Bense henüz üniversite aşamasına gelmesem bile sözde devlete bağlı bir lise pansiyonunda kalıyorum. Okul bitiş saatimiz 16:00. Eğer kursa kalmak isterseniz 18:20. Tahmin edin bakalım, yurda en son giriş saatimiz kaç olabilir? 18:30. Evet evet, yanlış okumadınız: 18:30. Öğrenciye tanınan dinlenme, sosyalleşme, gezme ve eğlenme süresi bu kadar, sadece 10 dakika. 18:30’da yurda girip yemeğe iniyoruz, makarnalar ve pilavlar yağda yüzüyor, etler çiğ, ekmekler sert ve hijyensiz. Yemekten sonra yorgunluğumuz düşünülmeden 19:30’da zorunlu etüt saati başlıyor, bahanesi yok. 21:30’da ancak dinlenmeye başlayabiliyoruz derken bir ses yükseliyor: “Namaz vakti.” Evet laik (!) devletimize bağlı bir öğrenci pansiyonunda hem de... Namazdan sonra saatlerce boş nutuklar atılıyor, dinlemeyen dinsiz ilan ediliyor. Pansiyon müdürünün bu vaazla tek derdi öğrencileri ezmek ve egosunu tatmin etmek. İşimiz düştüğündeyse (gerçekten anlamda) yardımcı olmamak için elinden geleni yapıyor. Örneğin, resmî bir belge götürmem gerektiğinde “cuma namazlarına gelmiyorsun” diyerek hem görev sınırlarını aşıyor hem de insanlık sınırlarını… Hatta götürdüğüm belgeyi cumaya gitmediğim gerekçesiyle reddetmeye çalıştığı bile oluyor. İlçe Milli Eğitim Müdürlüğü’nün onayladığı resmî belgeleri –başımıza dert olan siyasi partilerdeki kişilere güvenerek tabiî ki– reddediyor. Ben ve arkadaşlarım bu konuda CİMER şikâyetlerimizi de yaptık ama asla ilgilenilmiyor. Şikâyeti kimin yaptığı bulunursa akşamına valizleriyle dışarıda bekliyor. Kendisine en ufak eleştiri veya hakaret kovulma sebebidir çünkü. Veya antrenmandan dolayı 15 dakika geç kalmak da öyle... Hafta sonu sinemaya gitmek, kütüphanede olmak, sanatsal faaliyetlerde olmak sizi 15 dakika geciktirirse sebebi sorulmadan işlem başlatılıyor. Fakat kendi haksızlık ve hukuksuzluklarının hiçbiri sorgulanamıyor. Örgütlü ve bilinçli faaliyetlerle uğraşanları duyarlarsa “boş işleri bırakacaksın!” diyerek tehdit ediyorlar.

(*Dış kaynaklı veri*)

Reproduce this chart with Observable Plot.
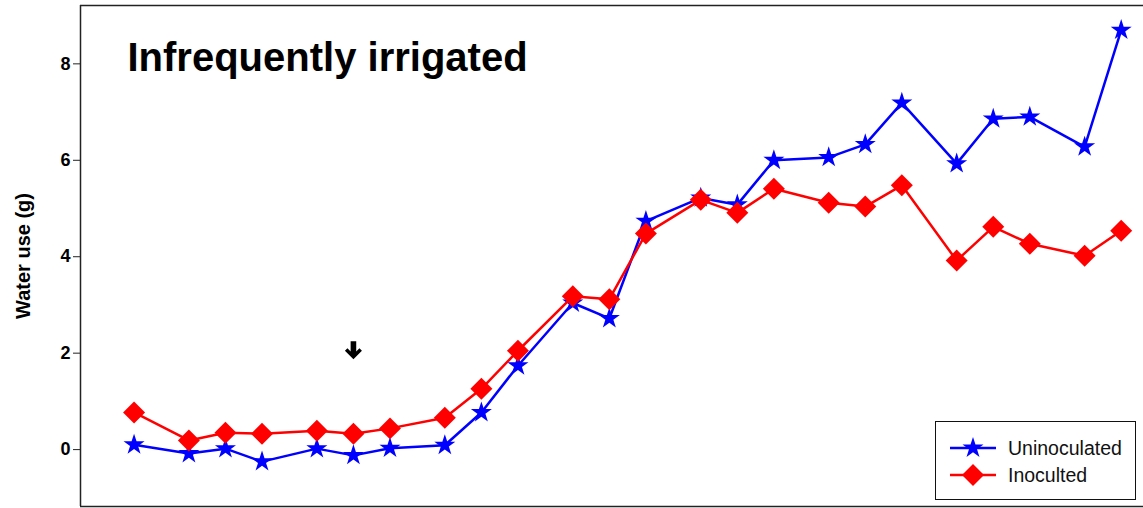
<!DOCTYPE html>
<html>
<head>
<meta charset="utf-8">
<script src="https://cdn.jsdelivr.net/npm/d3@7"></script>
<script src="https://cdn.jsdelivr.net/npm/@observablehq/plot@0.6"></script>
<style>
  html, body { margin: 0; padding: 0; background: #fff; }
  #wrap { position: relative; width: 1143px; height: 508px; font-family: "Liberation Sans", Arial, sans-serif; }
  #wrap svg { display: block; }
  #legend { position: absolute; left: 935px; top: 421px; width: 199px; height: 77px; border: 1.5px solid #111; background: #fff; box-sizing: content-box; }
  .entry { position: absolute; left: 14px; height: 24px; display: flex; align-items: center; font-size: 19.5px; color: #111; }
  .entry svg { margin-right: 12px; }
</style>
</head>
<body>
<div id="wrap"><div id="legend"></div></div>
<script>
// ---- data ----
const days = [0, 3, 5, 7, 10, 12, 14, 17, 19, 21, 24, 26, 28, 31, 33, 35, 38, 40, 42, 45, 47, 49, 52, 54];
const uninoculated = [0.10, -0.08, 0.02, -0.25, 0.02, -0.12, 0.03, 0.09, 0.77, 1.74, 3.04, 2.72, 4.74, 5.22, 5.08, 6.00, 6.06, 6.33, 7.19, 5.93, 6.86, 6.90, 6.28, 8.70];
const inoculated   = [0.77, 0.19, 0.35, 0.33, 0.39, 0.33, 0.44, 0.66, 1.26, 2.05, 3.18, 3.12, 4.48, 5.18, 4.91, 5.41, 5.12, 5.04, 5.48, 3.92, 4.62, 4.27, 4.02, 4.54];
const seriesNames = ["Uninoculated", "Inoculted"];
const seriesColors = ["#0000ff", "#ff0000"];
const seriesSymbols = ["star", "diamond2"];
const seriesR = [6.6, 9.9];
const yTicks = [0, 2, 4, 6, 8];
const xDomain = [-2.93, 55.22];
const yDomain = [-1.18, 9.21];
const titleText = "Infrequently irrigated";
const yLabel = "Water use (g)";
const arrowMarker = [{day: 12, value: 2.04}];

const rows = (vals, s) => days.map((d, i) => ({day: d, value: vals[i], series: s}));
const blue = rows(uninoculated, seriesNames[0]);
const red = rows(inoculated, seriesNames[1]);

// bold downward arrow glyph as a custom symbol
const downArrow = {
  draw(ctx) {
    ctx.moveTo(-2.8, -10);
    ctx.lineTo(2.8, -10);
    ctx.lineTo(2.8, 0.2);
    ctx.lineTo(6, -3);
    ctx.lineTo(8.5, -0.5);
    ctx.lineTo(0, 8);
    ctx.lineTo(-8.5, -0.5);
    ctx.lineTo(-6, -3);
    ctx.lineTo(-2.8, 0.2);
    ctx.closePath();
  }
};

const plot = Plot.plot({
  width: 1143,
  height: 508,
  marginLeft: 80,
  marginRight: 0,
  marginTop: 5,
  marginBottom: 2,
  style: {fontFamily: "'Liberation Sans', Arial, sans-serif", background: "#fff", color: "#000"},
  x: {domain: xDomain, axis: null},
  y: {domain: yDomain, axis: null},
  marks: [
    Plot.ruleX([xDomain[0]], {stroke: "#222", strokeWidth: 1.5}),
    Plot.ruleY(yDomain, {stroke: "#222", strokeWidth: 1.5}),
    Plot.axisY({ticks: yTicks, tickSize: 7, tickPadding: 3, fontSize: 18, fontWeight: "bold", label: null, stroke: "#222"}),
    Plot.lineY(blue, {x: "day", y: "value", stroke: seriesColors[0], strokeWidth: 2.5}),
    Plot.dot(blue, {x: "day", y: "value", symbol: seriesSymbols[0], r: seriesR[0], fill: seriesColors[0], stroke: "none"}),
    Plot.lineY(red, {x: "day", y: "value", stroke: seriesColors[1], strokeWidth: 2.5}),
    Plot.dot(red, {x: "day", y: "value", symbol: seriesSymbols[1], r: seriesR[1], fill: seriesColors[1], stroke: "none"}),
    Plot.dot(arrowMarker, {x: "day", y: "value", symbol: downArrow, r: 5, fill: "#000", stroke: "none"}),
    Plot.text([titleText], {frameAnchor: "top-left", dx: 47, dy: 65, textAnchor: "start", lineAnchor: "bottom", fontSize: 40, fontWeight: "bold", fill: "#000"}),
    Plot.text([yLabel], {frameAnchor: "left", dx: -57, rotate: -90, textAnchor: "middle", lineAnchor: "middle", fontSize: 20, fontWeight: "bold", fill: "#000"})
  ]
});
document.getElementById("wrap").prepend(plot);

// ---- legend ----
const legend = d3.select("#legend");
seriesNames.forEach((name, i) => {
  const e = legend.append("div").attr("class", "entry").style("top", (i === 0 ? 14 : 41) + "px");
  const s = e.append("svg").attr("width", 46).attr("height", 24);
  s.append("line").attr("x1", 0).attr("x2", 46).attr("y1", 12).attr("y2", 12)
    .attr("stroke", seriesColors[i]).attr("stroke-width", 2.5);
  const sym = seriesSymbols[i] === "star" ? d3.symbolStar : d3.symbolDiamond2;
  s.append("path").attr("transform", "translate(23,12)")
    .attr("d", d3.symbol(sym, Math.PI * seriesR[i] * seriesR[i])())
    .attr("fill", seriesColors[i]);
  e.append("span").text(name);
});
</script>
</body>
</html>
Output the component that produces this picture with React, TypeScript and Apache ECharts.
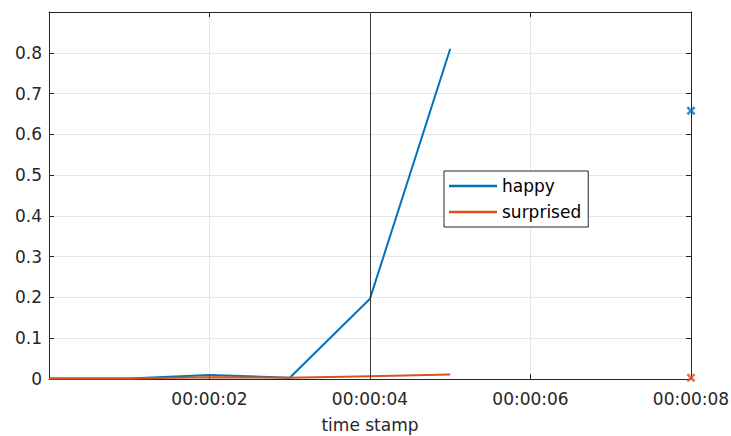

Yaşımız genç ama bu haksızlıklara göz yummamak ve bunlara dur demek için dayanışmayı büyütmemiz gerektiğinin de bilincindeyiz. İşçiler, öğrenciler, ezilenler, tüm emekçiler birleşmeli, hukuksuzluğa karşı haykırmalıdır. Birleşen işçi sınıfı tüm bu hukuksuz, bu adaletsiz düzeni elbet değiştirecek. Ezilenler ezenlerden hesap soracak ve kimsenin kimseyi ezmediği bir düzeni sonunda kuracaktır. İnancımız tam, öfkemiz diri!